The Plaintiffs still run the risk of waiver. Either a failure to object at all or a purely perfunctory argument may subject the party to sanction. Collins v. Marina-Martinez, 894 F.2d 474, 481 n.9 (1st Cir. 1990); Graham v. United States, 753 F. Supp. 994, 1000 (D. Me. 1990). But, the failure to argue effectively is another matter: it is its own sanction. The line between "issues mentioned in a perfunctory manner, unaccompanied by some effort at developed argumentation", Collins, 894 F.2d at 481 n.9, and issues merely argued poorly is sometimes difficult to define, but here, the Plaintiffs did not so cross the line to merit waiver.

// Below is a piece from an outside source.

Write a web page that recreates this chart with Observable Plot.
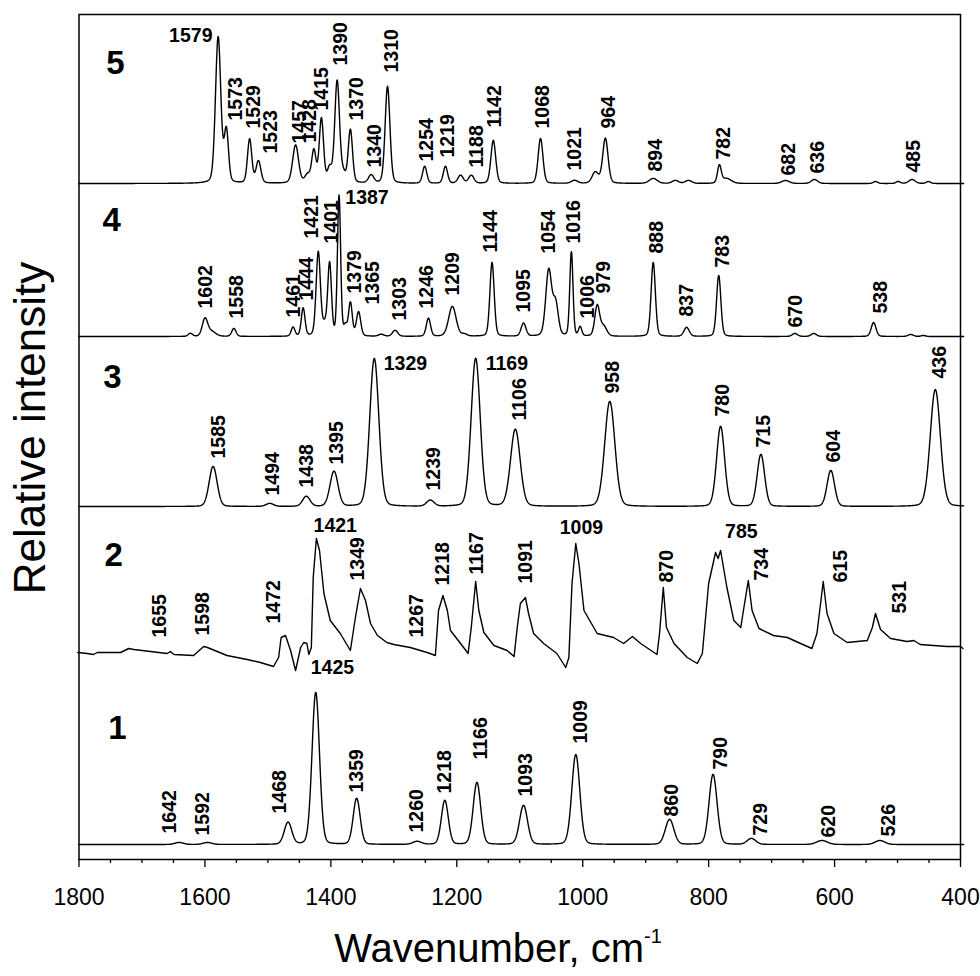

The United States Magistrate Judge filed with the Court on August 18, 2005 her Recommended Decision. The Defendants filed their partial objection to the Recommended Decision on August 31, 2005 (Docket # 25) and the Plaintiffs filed their Response to the objection on September 18, 2005 (Docket # 28). This Court has reviewed and considered the Magistrate Judge's Recommended Decision, together with the entire record, and has made a de novo determination of all matters adjudicated by the Magistrate Judge's Recommended Decision. It concurs with the recommendations of the United States Magistrate Judge for the reasons set forth in her Recommended Decision and for the reasons set forth in this Order and determines no further proceeding is necessary.

1. It is therefore ORDERED that the Recommended Decision of the Magistrate Judge is hereby AFFIRMED.

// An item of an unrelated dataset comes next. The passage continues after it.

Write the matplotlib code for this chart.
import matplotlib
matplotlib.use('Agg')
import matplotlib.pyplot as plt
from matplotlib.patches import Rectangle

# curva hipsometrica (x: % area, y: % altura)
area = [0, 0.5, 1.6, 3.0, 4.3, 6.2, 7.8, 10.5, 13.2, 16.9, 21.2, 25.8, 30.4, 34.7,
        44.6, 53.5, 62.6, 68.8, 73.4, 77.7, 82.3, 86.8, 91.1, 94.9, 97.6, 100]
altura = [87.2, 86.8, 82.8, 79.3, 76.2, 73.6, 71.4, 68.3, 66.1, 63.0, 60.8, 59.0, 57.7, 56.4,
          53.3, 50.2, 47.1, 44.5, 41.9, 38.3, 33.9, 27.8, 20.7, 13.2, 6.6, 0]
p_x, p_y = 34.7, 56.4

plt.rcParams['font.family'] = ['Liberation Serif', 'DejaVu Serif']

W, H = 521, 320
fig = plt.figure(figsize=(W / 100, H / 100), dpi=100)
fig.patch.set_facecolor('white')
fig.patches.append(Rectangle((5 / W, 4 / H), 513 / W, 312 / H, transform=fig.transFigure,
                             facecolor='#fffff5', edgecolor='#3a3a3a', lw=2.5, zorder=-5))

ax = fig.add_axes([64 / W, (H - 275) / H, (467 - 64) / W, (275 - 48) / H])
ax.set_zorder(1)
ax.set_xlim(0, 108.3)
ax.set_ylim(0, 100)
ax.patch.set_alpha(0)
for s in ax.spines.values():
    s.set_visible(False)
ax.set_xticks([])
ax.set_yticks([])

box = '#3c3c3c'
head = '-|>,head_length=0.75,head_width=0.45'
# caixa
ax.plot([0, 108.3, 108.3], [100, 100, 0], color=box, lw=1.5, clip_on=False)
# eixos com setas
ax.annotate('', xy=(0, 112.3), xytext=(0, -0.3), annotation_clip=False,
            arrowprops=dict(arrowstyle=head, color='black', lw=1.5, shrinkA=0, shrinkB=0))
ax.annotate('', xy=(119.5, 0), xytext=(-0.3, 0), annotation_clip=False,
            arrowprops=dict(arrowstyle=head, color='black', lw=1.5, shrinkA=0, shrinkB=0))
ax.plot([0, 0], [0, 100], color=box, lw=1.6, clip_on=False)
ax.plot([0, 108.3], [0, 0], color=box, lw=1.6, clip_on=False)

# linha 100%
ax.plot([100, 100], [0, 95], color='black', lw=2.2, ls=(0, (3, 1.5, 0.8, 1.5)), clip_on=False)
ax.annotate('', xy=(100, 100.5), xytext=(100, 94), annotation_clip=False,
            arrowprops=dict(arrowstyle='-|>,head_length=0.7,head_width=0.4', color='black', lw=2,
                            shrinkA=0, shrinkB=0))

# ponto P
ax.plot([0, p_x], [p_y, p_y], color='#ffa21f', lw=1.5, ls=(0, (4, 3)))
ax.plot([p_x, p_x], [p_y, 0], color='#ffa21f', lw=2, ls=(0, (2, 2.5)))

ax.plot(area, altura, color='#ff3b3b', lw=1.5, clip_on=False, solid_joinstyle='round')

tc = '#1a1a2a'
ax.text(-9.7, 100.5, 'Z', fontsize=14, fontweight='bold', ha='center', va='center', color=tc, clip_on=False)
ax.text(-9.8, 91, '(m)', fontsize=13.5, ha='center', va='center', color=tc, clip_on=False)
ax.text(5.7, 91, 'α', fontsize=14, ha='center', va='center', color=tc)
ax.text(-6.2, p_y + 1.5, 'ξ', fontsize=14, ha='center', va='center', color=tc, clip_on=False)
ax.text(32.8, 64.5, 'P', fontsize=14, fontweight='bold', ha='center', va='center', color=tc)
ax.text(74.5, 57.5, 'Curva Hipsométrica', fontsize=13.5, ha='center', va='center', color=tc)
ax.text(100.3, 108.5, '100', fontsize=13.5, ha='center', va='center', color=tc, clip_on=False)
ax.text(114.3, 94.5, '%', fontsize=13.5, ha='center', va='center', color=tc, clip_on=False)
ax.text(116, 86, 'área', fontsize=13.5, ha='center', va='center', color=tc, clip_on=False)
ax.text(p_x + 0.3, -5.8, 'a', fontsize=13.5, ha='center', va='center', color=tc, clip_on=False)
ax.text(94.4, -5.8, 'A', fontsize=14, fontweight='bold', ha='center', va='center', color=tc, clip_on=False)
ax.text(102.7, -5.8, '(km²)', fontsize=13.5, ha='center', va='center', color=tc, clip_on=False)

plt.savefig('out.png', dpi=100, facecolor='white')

2. It is further ORDERED that the following claims are DISMISSED:

(a) the due process theories that may have been gleaned from the second amended petition and that are now more clearly expressed as a part of counts IV and V of the third amended petition;

(b) any claim for punitive damages against the Town of Cutler; and,

(c) any state tort claims against the Town or the Harbor Masters for their official acts.

In all other respects, the Defendants' Motion to Dismiss is DENIED.

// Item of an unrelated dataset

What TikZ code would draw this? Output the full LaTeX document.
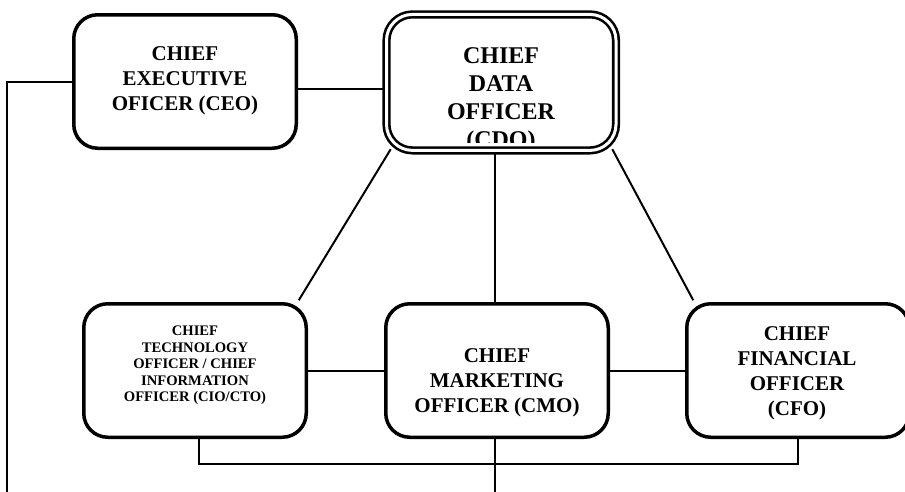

1. Although framed as "civil rights" claims, the Plaintiffs are proceeding on an asserted violation of the Commerce Clause as well as claimed denials of equal protection and due process. Count V of the Third Amended Complaint alleges that individual Defendants John Drouin, Patrick Feeney, and Robert Cates violated the United States and Maine constitutional guarantees of procedural and substantive due process and equal protection, and the United States Constitution's Commerce Clause. Third Amended Petition for Review of Governmental Action Pursuant to M. R. Civ. P. Rule 80B and Complaint for Related Relief at ¶¶ 110-16 (Docket # 15, Attach. 1). Count IV makes the same claims against the Town of Cutler, but the Town objected to the Recommended Decision only as to the individual Defendants.

2. By their own summary argument, the Defendants may have - intentionally or not - lulled the Plaintiffs into a summary response. In her Recommended Decision, Magistrate Judge Kravchuk was critical of the quality of the Plaintiffs' and the Defendants' arguments. She notes that the Defendants' memorandum "is quite terse in its treatment as well", positing an argument "in conclusory fashion." Recommended Decision at 26. Where the moving and opposing parties have committed in differing degrees the same sin, the Court is not inclined to impose a penance.